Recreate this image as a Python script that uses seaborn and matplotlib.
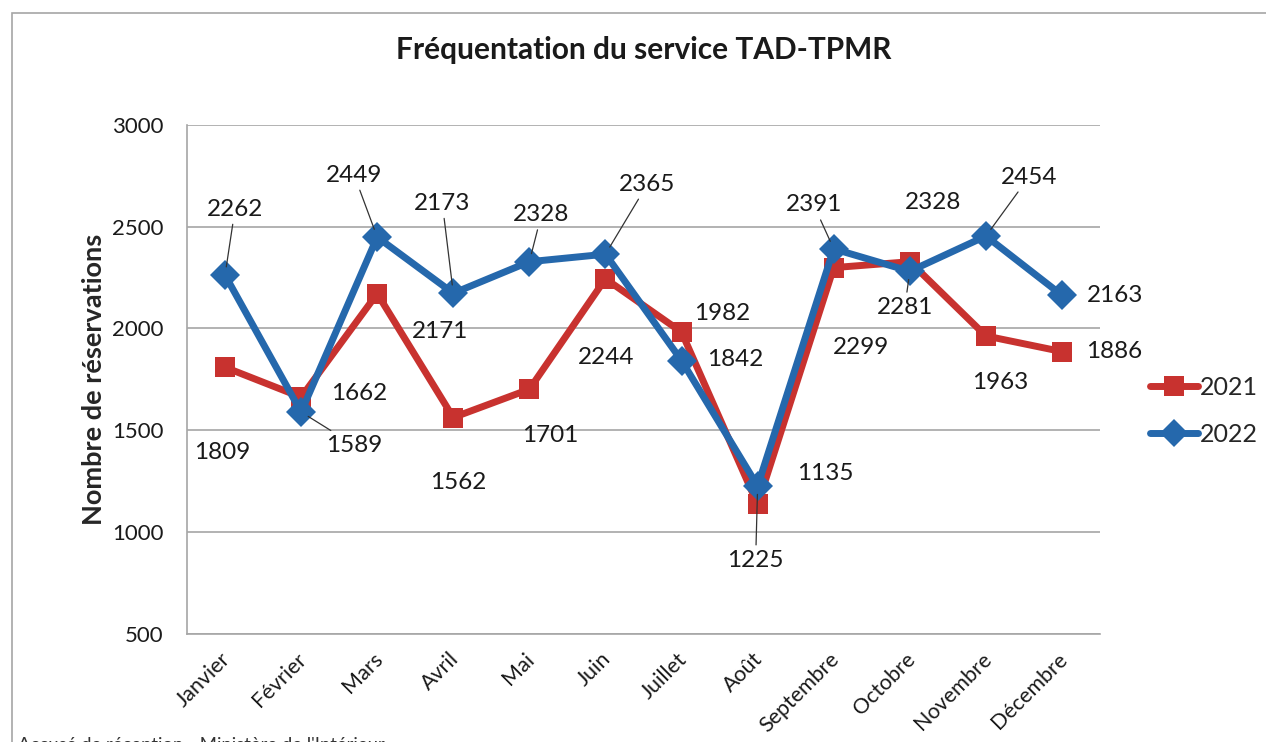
import seaborn as sns
import matplotlib.pyplot as plt
import pandas as pd
from matplotlib.lines import Line2D
from matplotlib.patches import Rectangle
from matplotlib.transforms import ScaledTranslation

mois = ['Janvier', 'Février', 'Mars', 'Avril', 'Mai', 'Juin', 'Juillet',
        'Août', 'Septembre', 'Octobre', 'Novembre', 'Décembre']
val_2021 = [1809, 1662, 2171, 1562, 1701, 2244, 1982, 1135, 2299, 2328, 1963, 1886]
val_2022 = [2262, 1589, 2449, 2173, 2328, 2365, 1842, 1225, 2391, 2281, 2454, 2163]

# label offsets in pixels (dx right, dy down) and whether a leader line is drawn
off_2021 = [(-3, 85), (58, -4), (63, 38), (5, 65), (21, 46), (1, 79),
            (41, -19), (68, -31), (27, 80), (23, -59), (14, 47), (52, 0)]
off_2022 = [(10, -66), (53, 33), (-23, -62), (-11, -90), (12, -47), (42, -70),
            (54, -1), (-2, 74), (-20, -44), (-5, 36), (43, -59), (53, 0)]
lead_2022 = [True, True, True, True, True, True, False, True, True, True, True, False]

rouge = '#C8322F'
bleu = '#2568AC'

df = pd.DataFrame({
    'mois': mois * 2,
    'reservations': val_2021 + val_2022,
    'annee': ['2021'] * 12 + ['2022'] * 12,
})

sns.set_style('white')
plt.rcParams['font.family'] = ['Lato', 'DejaVu Sans']

fig = plt.figure(figsize=(12.66, 7.42), dpi=100)
ax = fig.add_axes([0.1477, 0.1462, 0.7212, 0.6853])

sns.lineplot(data=df, x='mois', y='reservations', hue='annee', style='annee',
             palette={'2021': rouge, '2022': bleu},
             markers={'2021': 's', '2022': 'D'}, dashes=False,
             linewidth=5, markersize=15, markeredgewidth=0,
             legend=False, ax=ax, sort=False)

ax.set_xlim(-0.5, 11.5)
ax.set_ylim(500, 3000)
ax.set_yticks([500, 1000, 1500, 2000, 2500, 3000])
ax.yaxis.grid(True, color='#a6a6a6', linewidth=1.2)
ax.set_axisbelow(True)
for s in ['top', 'right']:
    ax.spines[s].set_visible(False)
for s in ['left', 'bottom']:
    ax.spines[s].set_color('#a6a6a6')
    ax.spines[s].set_linewidth(1.2)
ax.tick_params(axis='both', length=0)
ax.tick_params(axis='y', labelsize=16, pad=17, labelcolor='#1a1a1a')
ax.tick_params(axis='x', labelsize=15.5, pad=11, labelcolor='#1a1a1a')
decal = ScaledTranslation(-0.05, 0, fig.dpi_scale_trans)
for lab in ax.get_xticklabels():
    lab.set_rotation(45)
    lab.set_ha('right')
    lab.set_rotation_mode('anchor')
    lab.set_transform(lab.get_transform() + decal)
ax.set_xlabel('')
ax.set_ylabel('Nombre de réservations', fontsize=19.5, fontweight='bold', labelpad=4)

for i in range(len(mois)):
    dx, dy = off_2021[i]
    ax.annotate(str(val_2021[i]), xy=(i, val_2021[i]), xytext=(dx, -dy),
                textcoords='offset pixels', ha='center', va='center',
                fontsize=17.5, color='#1a1a1a')
    dx, dy = off_2022[i]
    arrow = None
    if lead_2022[i]:
        arrow = dict(arrowstyle='-', color='#333333', lw=0.9, shrinkA=1, shrinkB=6)
    ax.annotate(str(val_2022[i]), xy=(i, val_2022[i]), xytext=(dx, -dy),
                textcoords='offset pixels', ha='center', va='center',
                fontsize=17.5, color='#1a1a1a', arrowprops=arrow)

handles = [Line2D([], [], color=rouge, lw=5, marker='s', markersize=15, mew=0),
           Line2D([], [], color=bleu, lw=5, marker='D', markersize=14, mew=0)]
fig.legend(handles, ['2021', '2022'], loc='center left',
           bbox_to_anchor=(1150 / 1266, 1 - 411 / 742), frameon=False,
           borderpad=0, borderaxespad=0,
           fontsize=18, handlelength=1.9, handletextpad=0.1, labelspacing=0.95)

fig.text(644 / 1266, 1 - 50 / 742, 'Fréquentation du service TAD-TPMR', ha='center',
         va='center', fontsize=21.5, fontweight='bold', color='#1a1a1a')

fig.add_artist(Rectangle((12 / 1266, -0.1), 1.2, 1.1 - 12.5 / 742,
                         transform=fig.transFigure, fill=False,
                         edgecolor='#a6a6a6', linewidth=1.2))
fig.text(18 / 1266, -0.004, "Accusé de réception - Ministère de l'Intérieur",
         ha='left', va='center', fontsize=13.3, color='#333333')

fig.savefig('out.png', dpi=100)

════════════════════

Task brief: Without any pictures, reproduce the lines from the first one in the material through the line that has "from matplotlib.transforms import", exactly as they appear.

Output of the exercise:
Recreate this image as a Python script that uses seaborn and matplotlib.
import seaborn as sns
import matplotlib.pyplot as plt
import pandas as pd
from matplotlib.lines import Line2D
from matplotlib.patches import Rectangle
from matplotlib.transforms import ScaledTranslation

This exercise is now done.